- **Problem description**: Collect every line in the records below that contains the word "page".

- **Raw data**:
▬▬▬
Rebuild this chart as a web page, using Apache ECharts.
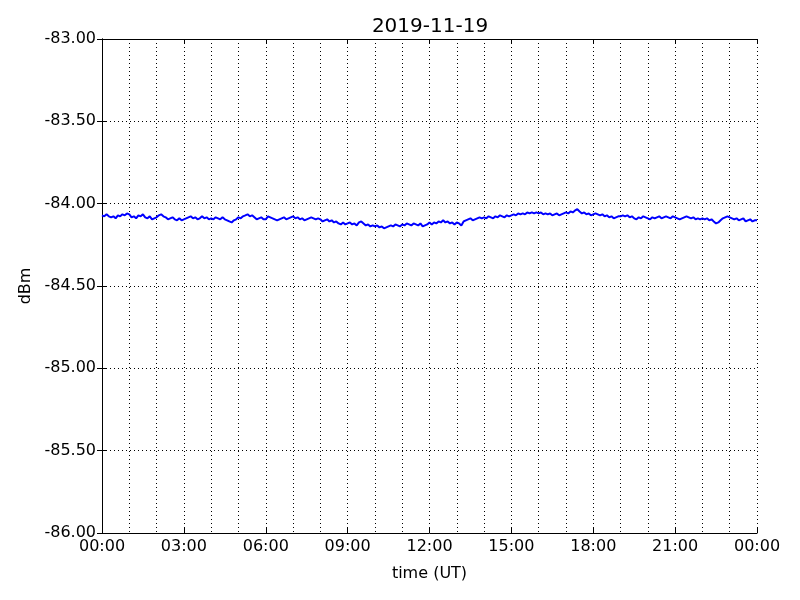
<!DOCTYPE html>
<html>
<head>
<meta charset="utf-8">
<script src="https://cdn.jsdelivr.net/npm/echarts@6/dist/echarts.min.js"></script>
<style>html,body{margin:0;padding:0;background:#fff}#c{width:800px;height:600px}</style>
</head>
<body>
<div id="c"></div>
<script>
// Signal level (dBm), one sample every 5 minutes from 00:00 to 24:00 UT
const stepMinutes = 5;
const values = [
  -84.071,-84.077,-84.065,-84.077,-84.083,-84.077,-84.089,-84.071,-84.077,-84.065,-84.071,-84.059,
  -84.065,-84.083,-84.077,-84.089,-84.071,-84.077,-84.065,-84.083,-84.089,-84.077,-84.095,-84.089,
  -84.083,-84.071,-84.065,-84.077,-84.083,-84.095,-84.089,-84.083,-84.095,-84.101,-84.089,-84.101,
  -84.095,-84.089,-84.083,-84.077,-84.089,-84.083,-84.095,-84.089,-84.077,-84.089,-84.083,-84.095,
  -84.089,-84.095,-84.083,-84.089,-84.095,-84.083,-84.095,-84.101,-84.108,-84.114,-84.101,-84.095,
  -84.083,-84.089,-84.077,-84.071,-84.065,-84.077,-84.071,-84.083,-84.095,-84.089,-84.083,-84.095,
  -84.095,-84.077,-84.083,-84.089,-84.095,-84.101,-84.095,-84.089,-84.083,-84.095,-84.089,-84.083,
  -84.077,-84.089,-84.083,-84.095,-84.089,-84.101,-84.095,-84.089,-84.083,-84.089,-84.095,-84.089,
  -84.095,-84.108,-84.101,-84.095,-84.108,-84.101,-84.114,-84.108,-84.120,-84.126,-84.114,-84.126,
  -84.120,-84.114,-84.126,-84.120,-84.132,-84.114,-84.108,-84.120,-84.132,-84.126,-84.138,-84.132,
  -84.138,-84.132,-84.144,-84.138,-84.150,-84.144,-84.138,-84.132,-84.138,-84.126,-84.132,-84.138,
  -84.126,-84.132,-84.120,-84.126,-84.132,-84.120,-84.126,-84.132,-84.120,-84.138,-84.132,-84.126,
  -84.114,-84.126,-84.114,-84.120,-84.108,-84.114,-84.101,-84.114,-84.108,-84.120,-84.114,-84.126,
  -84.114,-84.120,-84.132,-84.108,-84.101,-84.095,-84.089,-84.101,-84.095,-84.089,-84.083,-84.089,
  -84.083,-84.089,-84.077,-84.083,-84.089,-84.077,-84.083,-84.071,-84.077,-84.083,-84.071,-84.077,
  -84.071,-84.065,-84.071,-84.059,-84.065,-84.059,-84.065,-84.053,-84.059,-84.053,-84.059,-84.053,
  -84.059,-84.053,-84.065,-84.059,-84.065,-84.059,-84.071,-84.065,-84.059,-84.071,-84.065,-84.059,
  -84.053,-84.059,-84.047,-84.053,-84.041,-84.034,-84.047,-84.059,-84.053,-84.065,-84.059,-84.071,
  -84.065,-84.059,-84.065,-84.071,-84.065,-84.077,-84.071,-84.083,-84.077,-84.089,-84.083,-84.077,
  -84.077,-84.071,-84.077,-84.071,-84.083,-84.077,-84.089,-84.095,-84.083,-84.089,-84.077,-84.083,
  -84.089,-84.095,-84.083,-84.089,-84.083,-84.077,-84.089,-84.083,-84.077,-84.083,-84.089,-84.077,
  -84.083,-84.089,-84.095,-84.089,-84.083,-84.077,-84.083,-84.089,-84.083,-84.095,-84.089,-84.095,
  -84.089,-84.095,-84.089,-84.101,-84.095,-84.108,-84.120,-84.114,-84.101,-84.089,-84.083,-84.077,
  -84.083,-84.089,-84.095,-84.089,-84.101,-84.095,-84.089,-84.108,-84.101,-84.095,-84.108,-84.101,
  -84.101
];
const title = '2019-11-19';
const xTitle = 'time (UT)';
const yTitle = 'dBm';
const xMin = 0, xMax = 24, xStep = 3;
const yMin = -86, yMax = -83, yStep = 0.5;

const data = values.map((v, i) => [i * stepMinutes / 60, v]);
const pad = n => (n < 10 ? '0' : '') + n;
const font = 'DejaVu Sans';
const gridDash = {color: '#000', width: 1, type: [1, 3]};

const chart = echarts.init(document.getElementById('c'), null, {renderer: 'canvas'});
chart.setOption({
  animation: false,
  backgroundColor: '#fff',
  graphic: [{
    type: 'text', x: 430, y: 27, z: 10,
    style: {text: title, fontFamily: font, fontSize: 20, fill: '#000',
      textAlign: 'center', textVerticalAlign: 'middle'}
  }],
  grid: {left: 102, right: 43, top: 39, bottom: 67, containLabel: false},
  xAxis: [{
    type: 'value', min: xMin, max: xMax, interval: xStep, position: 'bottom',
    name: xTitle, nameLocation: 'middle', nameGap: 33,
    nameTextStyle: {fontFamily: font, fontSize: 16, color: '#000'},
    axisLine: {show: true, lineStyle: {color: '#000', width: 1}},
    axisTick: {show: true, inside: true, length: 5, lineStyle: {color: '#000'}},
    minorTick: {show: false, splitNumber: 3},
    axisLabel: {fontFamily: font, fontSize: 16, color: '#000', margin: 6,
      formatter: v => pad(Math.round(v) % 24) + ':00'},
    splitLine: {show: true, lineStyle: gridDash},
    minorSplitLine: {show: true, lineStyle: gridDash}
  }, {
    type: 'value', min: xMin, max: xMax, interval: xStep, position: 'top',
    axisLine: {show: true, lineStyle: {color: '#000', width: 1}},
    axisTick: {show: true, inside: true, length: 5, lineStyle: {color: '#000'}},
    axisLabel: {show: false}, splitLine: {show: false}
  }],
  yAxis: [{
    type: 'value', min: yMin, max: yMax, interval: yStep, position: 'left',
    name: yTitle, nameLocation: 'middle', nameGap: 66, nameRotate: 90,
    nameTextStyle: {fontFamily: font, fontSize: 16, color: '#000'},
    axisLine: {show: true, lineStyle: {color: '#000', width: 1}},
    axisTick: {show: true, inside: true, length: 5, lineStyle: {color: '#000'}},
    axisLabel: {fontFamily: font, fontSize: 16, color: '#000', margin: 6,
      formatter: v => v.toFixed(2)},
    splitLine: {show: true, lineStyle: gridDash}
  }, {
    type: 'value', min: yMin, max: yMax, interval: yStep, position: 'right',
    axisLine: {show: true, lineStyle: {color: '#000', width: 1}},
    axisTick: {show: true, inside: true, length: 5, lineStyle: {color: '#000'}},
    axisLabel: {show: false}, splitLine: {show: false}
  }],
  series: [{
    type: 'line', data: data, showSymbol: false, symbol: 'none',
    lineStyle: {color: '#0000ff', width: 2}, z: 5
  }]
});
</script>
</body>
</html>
▬▬▬
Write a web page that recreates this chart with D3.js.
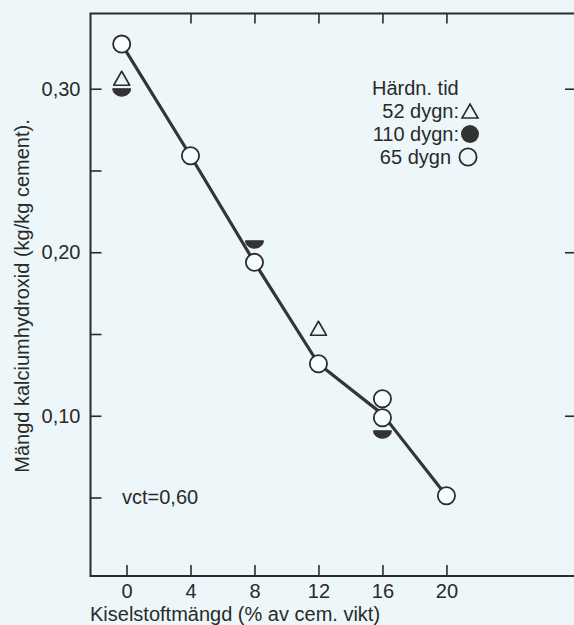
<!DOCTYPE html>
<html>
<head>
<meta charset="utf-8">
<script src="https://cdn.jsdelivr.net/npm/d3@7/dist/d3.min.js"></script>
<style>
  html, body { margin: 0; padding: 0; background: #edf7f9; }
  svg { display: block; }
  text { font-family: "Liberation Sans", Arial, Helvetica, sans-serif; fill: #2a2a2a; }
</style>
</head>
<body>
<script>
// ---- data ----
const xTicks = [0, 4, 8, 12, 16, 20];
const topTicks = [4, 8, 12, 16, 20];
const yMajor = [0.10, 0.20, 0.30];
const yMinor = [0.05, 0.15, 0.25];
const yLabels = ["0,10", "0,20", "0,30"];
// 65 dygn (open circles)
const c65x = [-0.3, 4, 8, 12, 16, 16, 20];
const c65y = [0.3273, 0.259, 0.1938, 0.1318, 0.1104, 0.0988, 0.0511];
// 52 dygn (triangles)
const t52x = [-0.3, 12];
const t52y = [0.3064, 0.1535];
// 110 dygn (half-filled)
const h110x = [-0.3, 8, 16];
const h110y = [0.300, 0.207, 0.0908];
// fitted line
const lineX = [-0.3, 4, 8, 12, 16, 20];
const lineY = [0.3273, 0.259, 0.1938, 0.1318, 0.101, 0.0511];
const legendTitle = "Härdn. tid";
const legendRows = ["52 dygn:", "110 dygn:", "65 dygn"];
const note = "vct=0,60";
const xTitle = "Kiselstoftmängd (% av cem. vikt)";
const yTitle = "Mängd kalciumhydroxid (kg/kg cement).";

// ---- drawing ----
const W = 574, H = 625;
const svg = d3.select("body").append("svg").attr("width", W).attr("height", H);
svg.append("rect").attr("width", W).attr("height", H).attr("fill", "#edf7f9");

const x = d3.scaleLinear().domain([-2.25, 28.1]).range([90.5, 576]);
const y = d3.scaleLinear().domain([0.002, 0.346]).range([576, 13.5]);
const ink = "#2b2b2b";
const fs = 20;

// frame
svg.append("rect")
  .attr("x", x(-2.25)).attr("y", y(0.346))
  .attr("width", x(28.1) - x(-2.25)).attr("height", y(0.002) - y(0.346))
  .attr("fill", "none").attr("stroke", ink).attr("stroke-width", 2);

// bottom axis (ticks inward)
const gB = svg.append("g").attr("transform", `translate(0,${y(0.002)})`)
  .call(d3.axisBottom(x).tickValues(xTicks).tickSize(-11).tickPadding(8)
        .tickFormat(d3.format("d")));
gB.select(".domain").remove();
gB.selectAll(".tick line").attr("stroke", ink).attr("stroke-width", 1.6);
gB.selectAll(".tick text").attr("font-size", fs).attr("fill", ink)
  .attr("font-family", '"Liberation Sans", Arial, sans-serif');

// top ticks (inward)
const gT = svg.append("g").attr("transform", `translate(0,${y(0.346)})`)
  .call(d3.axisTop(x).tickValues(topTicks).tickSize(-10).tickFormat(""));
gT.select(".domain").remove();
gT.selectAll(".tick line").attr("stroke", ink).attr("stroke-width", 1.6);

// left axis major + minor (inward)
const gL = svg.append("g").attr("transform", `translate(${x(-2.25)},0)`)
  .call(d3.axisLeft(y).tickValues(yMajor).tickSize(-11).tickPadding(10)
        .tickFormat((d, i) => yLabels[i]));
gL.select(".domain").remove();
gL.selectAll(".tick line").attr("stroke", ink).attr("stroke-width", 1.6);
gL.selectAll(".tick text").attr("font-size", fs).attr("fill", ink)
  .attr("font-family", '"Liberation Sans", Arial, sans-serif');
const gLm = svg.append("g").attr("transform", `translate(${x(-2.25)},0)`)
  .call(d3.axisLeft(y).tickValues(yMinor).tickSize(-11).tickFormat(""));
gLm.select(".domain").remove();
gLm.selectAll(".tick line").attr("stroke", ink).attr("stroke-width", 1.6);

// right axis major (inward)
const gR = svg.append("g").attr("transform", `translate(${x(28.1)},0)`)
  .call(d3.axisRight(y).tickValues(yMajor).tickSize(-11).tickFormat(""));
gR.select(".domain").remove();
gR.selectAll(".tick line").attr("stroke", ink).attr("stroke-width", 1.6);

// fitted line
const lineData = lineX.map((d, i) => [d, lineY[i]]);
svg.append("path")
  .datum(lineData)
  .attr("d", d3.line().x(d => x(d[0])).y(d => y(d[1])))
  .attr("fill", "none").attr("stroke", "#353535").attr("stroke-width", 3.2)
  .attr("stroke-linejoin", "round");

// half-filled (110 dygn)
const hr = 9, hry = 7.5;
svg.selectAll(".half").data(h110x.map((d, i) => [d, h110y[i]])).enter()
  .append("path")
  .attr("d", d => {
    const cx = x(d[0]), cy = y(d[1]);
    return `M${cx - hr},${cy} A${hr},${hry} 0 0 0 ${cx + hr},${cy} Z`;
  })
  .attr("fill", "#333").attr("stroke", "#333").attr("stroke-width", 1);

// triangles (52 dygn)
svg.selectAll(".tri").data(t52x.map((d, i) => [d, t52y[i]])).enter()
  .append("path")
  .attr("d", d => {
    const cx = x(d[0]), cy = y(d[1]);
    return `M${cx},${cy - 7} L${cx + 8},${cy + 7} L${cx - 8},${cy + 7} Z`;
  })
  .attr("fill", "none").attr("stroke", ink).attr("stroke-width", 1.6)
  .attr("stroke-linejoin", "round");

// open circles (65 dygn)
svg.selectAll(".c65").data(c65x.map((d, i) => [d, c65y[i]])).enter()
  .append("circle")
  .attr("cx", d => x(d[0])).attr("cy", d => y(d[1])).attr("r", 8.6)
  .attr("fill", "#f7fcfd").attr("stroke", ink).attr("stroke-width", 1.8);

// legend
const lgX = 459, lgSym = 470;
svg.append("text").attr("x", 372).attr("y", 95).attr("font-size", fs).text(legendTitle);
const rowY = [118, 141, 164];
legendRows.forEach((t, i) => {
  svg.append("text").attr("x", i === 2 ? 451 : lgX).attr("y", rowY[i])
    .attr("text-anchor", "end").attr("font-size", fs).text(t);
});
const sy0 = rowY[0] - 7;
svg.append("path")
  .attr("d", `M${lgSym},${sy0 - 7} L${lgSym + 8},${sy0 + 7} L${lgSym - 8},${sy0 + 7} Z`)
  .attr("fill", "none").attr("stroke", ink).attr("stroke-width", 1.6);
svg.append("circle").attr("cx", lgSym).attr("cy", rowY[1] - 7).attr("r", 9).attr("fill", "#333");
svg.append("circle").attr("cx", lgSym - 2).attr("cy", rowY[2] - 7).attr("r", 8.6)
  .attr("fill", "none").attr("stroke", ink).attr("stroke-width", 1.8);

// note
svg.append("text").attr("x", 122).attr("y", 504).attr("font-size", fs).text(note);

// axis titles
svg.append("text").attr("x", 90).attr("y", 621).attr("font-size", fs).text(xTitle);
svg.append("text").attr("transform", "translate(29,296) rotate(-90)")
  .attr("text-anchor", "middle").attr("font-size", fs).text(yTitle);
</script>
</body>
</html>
▬▬▬
- **Written response**:
Rebuild this chart as a web page, using Apache ECharts.
Write a web page that recreates this chart with D3.js.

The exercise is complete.